Fourteen Years after Reneging on an Agreement, the U.S. Condemns Israel for Violating It https://mosaicmagazine.com/picks/israel-zionism/2023/03/fourteen-years-after-reneging-on-an-agreement-the-u-s-condemns-israel-for-violating-it/

March 28, 2023 | Elliott Abrams
About the author: Elliott Abrams is a senior fellow for Middle Eastern studies at the Council on Foreign Relations and is the chairman of the Tikvah Fund.

Last week, the State Department upbraided the Knesset for repealing a 2005 law forbidding Jews from entering or living in a small area of the West Bank, on the grounds that doing so “represents a clear contradiction of undertakings” that “Prime Minister Ariel Sharon on behalf of Israel affirmed in writing to George W. Bush.” Elliott Abrams comments:

In an exchange of letters on April 14, 2004, Bush gave Sharon the support he needed to complete the Gaza withdrawal. Bush’s letter made several important statements: that the United States would impose no new peace plan on Israel beyond what was already agreed; that the United States would “preserve and strengthen Israel’s capability to deter and defend itself, by itself, against any threat or possible combination of threats”; and that the Palestinian refugee problem would be solved in [the West Bank and Gaza] rather than by moving Palestinians to Israel.
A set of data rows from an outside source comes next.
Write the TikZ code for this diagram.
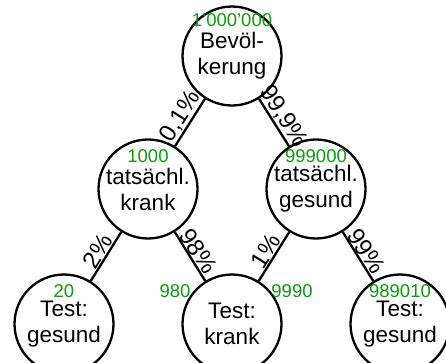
\documentclass[tikz,border=0pt]{standalone}
\usepackage{fontspec}
\setmainfont{Liberation Sans}
\usetikzlibrary{calc}
\definecolor{countgreen}{RGB}{20,150,20}
\begin{document}
\begin{tikzpicture}[x=1pt,y=-1pt,
  state/.style={circle, draw, line width=2.3pt, minimum size=99pt, inner sep=0pt,
    align=center, font=\fontsize{22.5}{26}\selectfont},
  count/.style={text=countgreen, font=\fontsize{18.5}{20}\selectfont, anchor=base, inner sep=0pt},
  branch/.style={line width=2.3pt},
  share/.style={sloped, above, midway, inner sep=0.5pt, font=\fontsize{24}{26}\selectfont}]
\useasboundingbox (0,0) rectangle (446,362);

% population tree: root, true condition, test result
\node[state] (pop) at (232,56) {Bevöl-\\kerung};
\node[state] (sick) at (148,189) {tatsächl.\\krank};
\node[state] (well) at (316,189) {tatsächl.\\gesund};
\node[state] (fneg) at (64,324) {Test:\\gesund};
\node[state] (pos) at (232,324) {Test:\\krank};
\node[state] (tneg) at (400,324) {Test:\\gesund};

% head counts
\node[count] (pop-n) at ($(pop)+(0,-30)$) {1'000'000};
\node[count] (sick-n) at ($(sick)+(0,-27)$) {1000};
\node[count] (well-n) at ($(well)+(0,-27)$) {999000};
\node[count] (fneg-n) at ($(fneg)+(0,-27)$) {20};
\node[count] (pos-n1) at ($(pos)+(-57,-27)$) {980};
\node[count] (pos-n2) at ($(pos)+(60,-27)$) {9990};
\node[count] (tneg-n) at ($(tneg)+(0,-27)$) {989010};

% branches with their rates
\draw[branch] (pop) -- node[share] {0,1\%} (sick);
\draw[branch] (pop) -- node[share] {99,9\%} (well);
\draw[branch] (sick) -- node[share] {2\%} (fneg);
\draw[branch] (sick) -- node[share] {98\%} (pos);
\draw[branch] (well) -- node[share] {1\%} (pos);
\draw[branch] (well) -- node[share] {99\%} (tneg);
\end{tikzpicture}
\end{document}
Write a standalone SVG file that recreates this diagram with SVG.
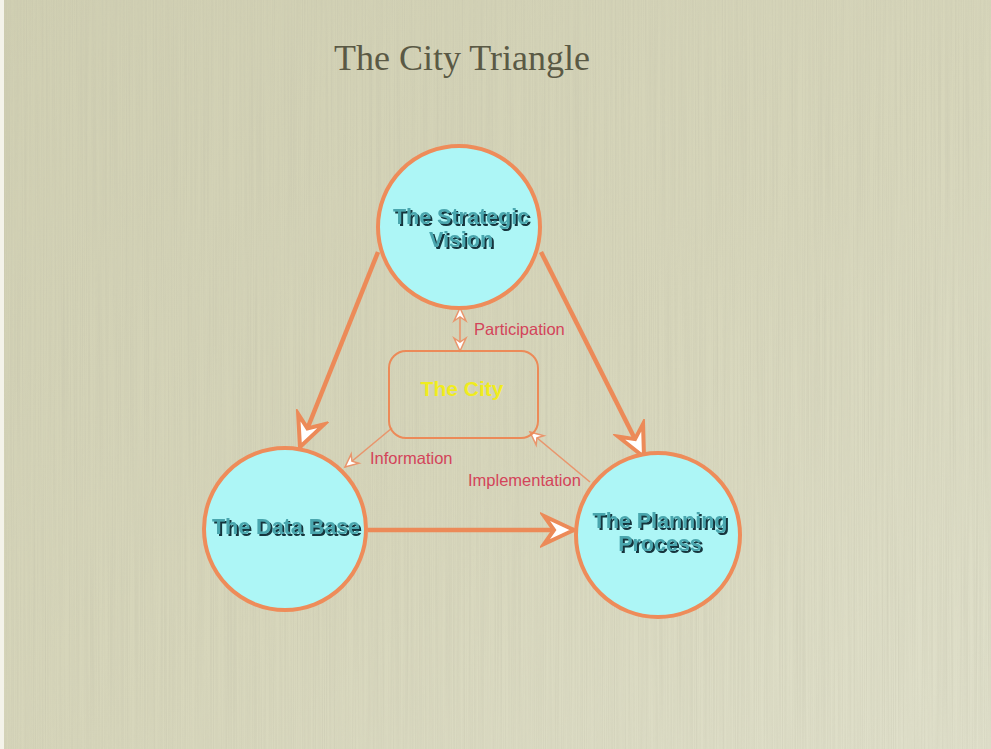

More relevant, Bush also said that “in light of new realities on the ground, including already existing major Israeli populations centers, it is unrealistic to expect that the outcome of final status negotiations will be a full and complete return to the armistice lines of 1949.” In other words, Israeli settlements were realities, and the United States understood that in any final status agreement, Israeli borders would reflect their location.

This formal exchange of letters, upon which Sharon relied, was then endorsed by Congress. The United States Senate voted 95–3 in favor on June 23, 2004, and the House of Representatives supported the Bush–Sharon commitments by a vote of 407–9 on the following day.

Why is this an act of hypocrisy? Because it was the United States, under the Obama–Biden administration in 2009, that claimed that the 2004 exchange of letters and commitments was absolutely of no consequence and not binding on the United States. . . . The Obama administration had already torn up any such commitment and turned the Bush–Sharon exchange of April 2004 into a pair of dead letters.